* start Information supplied *
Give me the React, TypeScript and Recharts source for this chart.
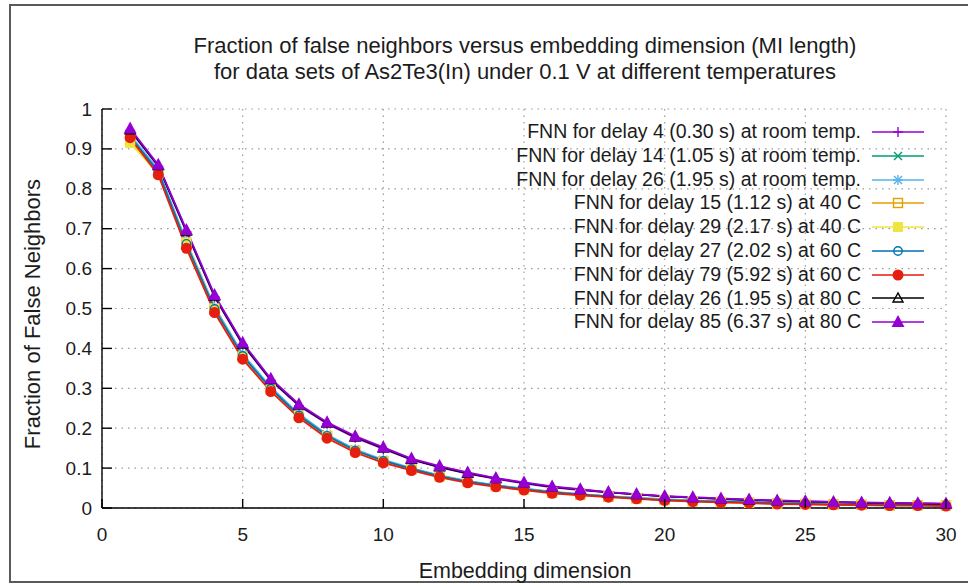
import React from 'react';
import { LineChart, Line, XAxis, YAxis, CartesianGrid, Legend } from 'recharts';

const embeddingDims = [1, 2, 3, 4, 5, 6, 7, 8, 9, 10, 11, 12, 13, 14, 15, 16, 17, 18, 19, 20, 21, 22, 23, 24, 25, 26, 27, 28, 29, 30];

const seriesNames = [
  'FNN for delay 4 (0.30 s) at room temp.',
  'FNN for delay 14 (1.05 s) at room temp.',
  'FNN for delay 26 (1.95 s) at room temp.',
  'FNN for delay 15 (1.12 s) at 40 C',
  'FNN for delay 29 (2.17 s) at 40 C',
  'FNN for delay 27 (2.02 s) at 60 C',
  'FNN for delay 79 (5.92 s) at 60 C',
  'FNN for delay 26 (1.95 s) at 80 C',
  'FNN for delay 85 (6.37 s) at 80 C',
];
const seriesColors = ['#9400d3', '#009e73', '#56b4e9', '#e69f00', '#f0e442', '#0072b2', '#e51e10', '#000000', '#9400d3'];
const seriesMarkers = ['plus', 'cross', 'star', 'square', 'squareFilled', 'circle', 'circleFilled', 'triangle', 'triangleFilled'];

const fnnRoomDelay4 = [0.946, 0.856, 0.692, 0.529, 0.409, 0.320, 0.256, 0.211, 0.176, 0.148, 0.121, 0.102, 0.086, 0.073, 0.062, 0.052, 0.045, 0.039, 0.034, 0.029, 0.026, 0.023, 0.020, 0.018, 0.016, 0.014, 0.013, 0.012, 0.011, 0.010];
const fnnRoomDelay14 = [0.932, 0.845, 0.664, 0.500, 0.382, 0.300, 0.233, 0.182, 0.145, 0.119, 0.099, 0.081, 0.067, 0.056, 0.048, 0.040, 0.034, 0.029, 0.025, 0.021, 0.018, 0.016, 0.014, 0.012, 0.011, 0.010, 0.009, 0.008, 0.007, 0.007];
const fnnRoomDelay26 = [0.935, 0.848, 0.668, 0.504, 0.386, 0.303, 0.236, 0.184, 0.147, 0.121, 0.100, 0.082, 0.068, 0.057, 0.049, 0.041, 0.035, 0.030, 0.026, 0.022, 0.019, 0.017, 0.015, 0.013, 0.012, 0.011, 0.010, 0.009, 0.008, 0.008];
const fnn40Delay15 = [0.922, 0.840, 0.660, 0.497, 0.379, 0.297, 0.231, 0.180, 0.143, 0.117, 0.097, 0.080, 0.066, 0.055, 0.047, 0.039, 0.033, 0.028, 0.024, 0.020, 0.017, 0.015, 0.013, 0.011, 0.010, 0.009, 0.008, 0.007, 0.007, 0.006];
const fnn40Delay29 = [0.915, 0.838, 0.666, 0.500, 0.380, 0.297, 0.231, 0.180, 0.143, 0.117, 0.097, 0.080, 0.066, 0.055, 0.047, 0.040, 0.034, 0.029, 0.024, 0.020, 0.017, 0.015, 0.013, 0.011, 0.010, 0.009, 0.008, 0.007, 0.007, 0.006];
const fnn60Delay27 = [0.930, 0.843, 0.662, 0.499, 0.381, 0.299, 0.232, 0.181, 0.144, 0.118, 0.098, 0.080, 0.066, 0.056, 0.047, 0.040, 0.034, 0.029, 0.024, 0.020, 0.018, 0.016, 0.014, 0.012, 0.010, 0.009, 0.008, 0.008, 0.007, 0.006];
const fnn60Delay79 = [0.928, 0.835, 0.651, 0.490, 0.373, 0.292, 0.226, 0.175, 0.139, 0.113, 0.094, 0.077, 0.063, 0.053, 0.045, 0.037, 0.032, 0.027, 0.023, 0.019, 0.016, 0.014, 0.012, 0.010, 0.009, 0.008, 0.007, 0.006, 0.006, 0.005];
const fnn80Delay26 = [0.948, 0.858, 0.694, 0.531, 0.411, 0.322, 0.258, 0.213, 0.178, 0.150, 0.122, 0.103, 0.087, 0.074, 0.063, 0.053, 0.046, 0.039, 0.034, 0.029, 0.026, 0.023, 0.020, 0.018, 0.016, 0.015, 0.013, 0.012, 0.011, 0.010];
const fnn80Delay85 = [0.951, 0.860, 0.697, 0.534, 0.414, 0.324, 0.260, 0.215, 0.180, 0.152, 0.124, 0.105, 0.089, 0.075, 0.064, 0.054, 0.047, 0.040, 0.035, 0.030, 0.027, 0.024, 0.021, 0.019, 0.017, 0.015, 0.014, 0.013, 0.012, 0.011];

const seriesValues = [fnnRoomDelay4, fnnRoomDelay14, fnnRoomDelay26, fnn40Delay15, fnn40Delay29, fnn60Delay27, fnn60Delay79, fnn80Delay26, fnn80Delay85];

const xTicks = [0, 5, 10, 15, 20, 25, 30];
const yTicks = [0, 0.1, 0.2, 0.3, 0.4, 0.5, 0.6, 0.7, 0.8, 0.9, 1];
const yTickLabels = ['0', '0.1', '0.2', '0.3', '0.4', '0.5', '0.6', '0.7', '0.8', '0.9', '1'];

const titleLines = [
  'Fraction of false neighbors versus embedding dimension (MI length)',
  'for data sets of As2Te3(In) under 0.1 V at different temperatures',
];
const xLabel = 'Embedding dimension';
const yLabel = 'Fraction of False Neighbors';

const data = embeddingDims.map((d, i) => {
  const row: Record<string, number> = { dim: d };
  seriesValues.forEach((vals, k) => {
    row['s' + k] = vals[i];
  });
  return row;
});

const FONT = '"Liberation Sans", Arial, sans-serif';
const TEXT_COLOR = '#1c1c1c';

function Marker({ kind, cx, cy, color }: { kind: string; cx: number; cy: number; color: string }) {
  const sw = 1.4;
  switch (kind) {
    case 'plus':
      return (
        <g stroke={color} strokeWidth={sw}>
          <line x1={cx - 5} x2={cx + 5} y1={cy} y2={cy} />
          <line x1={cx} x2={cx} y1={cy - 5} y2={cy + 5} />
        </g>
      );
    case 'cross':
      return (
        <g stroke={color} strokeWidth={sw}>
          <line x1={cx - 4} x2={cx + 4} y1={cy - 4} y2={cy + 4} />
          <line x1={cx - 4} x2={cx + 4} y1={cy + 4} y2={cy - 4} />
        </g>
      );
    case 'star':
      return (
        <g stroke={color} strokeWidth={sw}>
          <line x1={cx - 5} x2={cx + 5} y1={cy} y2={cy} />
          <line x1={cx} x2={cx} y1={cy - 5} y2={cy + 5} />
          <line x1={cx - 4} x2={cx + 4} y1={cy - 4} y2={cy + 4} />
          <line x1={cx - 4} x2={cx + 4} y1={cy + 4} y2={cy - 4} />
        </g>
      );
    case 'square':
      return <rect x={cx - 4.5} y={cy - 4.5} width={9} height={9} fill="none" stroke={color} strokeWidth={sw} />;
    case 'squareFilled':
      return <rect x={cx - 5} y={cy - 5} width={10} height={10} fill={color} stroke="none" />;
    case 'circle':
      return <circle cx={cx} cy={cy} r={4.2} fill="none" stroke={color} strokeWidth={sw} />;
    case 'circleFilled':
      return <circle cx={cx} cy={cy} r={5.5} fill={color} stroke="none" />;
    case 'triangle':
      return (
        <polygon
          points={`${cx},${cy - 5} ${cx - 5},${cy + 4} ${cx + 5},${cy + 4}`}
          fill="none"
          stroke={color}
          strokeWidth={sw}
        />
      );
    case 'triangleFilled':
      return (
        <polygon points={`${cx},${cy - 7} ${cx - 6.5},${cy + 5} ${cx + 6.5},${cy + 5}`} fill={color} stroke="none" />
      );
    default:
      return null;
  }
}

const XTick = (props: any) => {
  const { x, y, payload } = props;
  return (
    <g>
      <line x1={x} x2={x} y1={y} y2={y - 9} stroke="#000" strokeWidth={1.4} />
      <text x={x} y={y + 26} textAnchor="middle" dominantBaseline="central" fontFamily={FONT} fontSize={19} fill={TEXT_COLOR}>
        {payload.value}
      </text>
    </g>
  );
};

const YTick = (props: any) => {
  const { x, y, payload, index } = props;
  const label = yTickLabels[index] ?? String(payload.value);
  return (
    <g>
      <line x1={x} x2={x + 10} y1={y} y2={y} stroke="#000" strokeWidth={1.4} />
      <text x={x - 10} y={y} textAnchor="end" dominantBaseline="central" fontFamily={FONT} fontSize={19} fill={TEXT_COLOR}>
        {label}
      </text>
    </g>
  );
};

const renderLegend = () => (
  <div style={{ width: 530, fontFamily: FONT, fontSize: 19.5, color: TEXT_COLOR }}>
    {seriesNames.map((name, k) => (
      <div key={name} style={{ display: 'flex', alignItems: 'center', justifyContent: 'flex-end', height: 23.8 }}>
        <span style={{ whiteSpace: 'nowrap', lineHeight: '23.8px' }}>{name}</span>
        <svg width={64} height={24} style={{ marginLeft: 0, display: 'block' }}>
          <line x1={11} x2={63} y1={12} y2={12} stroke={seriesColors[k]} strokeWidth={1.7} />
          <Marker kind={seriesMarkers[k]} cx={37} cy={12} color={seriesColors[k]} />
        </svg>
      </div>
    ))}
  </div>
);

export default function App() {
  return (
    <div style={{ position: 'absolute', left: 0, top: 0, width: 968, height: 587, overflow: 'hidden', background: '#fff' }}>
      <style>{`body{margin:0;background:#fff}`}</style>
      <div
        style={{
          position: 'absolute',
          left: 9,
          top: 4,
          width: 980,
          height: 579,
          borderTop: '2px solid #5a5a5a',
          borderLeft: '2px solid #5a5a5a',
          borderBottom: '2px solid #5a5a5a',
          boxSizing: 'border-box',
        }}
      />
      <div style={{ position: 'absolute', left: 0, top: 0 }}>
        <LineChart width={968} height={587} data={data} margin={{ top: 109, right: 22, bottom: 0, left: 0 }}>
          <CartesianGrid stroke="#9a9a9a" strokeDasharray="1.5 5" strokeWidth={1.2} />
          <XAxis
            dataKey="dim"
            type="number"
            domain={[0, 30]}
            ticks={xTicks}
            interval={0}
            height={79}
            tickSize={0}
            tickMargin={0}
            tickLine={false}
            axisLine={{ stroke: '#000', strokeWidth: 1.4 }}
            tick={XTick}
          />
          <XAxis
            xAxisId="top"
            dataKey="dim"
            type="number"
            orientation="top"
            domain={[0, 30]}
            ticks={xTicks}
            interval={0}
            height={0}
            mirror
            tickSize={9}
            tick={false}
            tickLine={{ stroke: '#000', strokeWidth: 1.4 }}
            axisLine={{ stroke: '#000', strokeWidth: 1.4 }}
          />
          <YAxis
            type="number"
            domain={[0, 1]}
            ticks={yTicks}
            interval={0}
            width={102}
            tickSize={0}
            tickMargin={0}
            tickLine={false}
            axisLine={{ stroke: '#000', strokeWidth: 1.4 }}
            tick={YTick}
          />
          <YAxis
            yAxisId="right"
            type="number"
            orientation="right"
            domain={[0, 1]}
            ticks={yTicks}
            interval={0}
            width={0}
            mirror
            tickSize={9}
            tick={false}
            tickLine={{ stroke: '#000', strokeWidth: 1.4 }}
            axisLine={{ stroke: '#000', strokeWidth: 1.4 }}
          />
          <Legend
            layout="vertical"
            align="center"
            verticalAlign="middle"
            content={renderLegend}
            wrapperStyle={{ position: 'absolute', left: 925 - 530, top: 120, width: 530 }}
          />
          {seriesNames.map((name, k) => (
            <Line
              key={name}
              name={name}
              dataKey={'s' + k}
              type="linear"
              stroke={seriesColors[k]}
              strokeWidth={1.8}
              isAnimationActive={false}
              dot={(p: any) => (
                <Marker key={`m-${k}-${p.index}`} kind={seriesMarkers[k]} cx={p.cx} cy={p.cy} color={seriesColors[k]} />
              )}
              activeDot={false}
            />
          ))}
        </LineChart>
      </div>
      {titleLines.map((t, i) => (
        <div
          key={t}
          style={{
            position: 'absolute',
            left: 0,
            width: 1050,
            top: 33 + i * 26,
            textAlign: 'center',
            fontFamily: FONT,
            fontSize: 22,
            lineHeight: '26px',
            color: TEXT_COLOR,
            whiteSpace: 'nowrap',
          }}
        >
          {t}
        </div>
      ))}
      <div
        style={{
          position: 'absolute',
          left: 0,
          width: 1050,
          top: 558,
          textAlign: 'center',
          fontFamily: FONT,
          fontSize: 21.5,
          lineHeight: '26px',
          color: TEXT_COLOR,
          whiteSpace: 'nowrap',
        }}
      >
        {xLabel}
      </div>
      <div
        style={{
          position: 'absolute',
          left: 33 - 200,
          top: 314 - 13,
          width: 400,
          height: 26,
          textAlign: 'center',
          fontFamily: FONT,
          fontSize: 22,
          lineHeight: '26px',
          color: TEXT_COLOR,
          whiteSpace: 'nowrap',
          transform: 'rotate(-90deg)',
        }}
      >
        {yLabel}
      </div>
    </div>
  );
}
* end Information supplied *
From the first line of the listing above, repeat every line through the one holding "28, 29, 30];". Both ends count, and pictures stay out.

* _Full solution_:
Give me the React, TypeScript and Recharts source for this chart.
import React from 'react';
import { LineChart, Line, XAxis, YAxis, CartesianGrid, Legend } from 'recharts';

const embeddingDims = [1, 2, 3, 4, 5, 6, 7, 8, 9, 10, 11, 12, 13, 14, 15, 16, 17, 18, 19, 20, 21, 22, 23, 24, 25, 26, 27, 28, 29, 30];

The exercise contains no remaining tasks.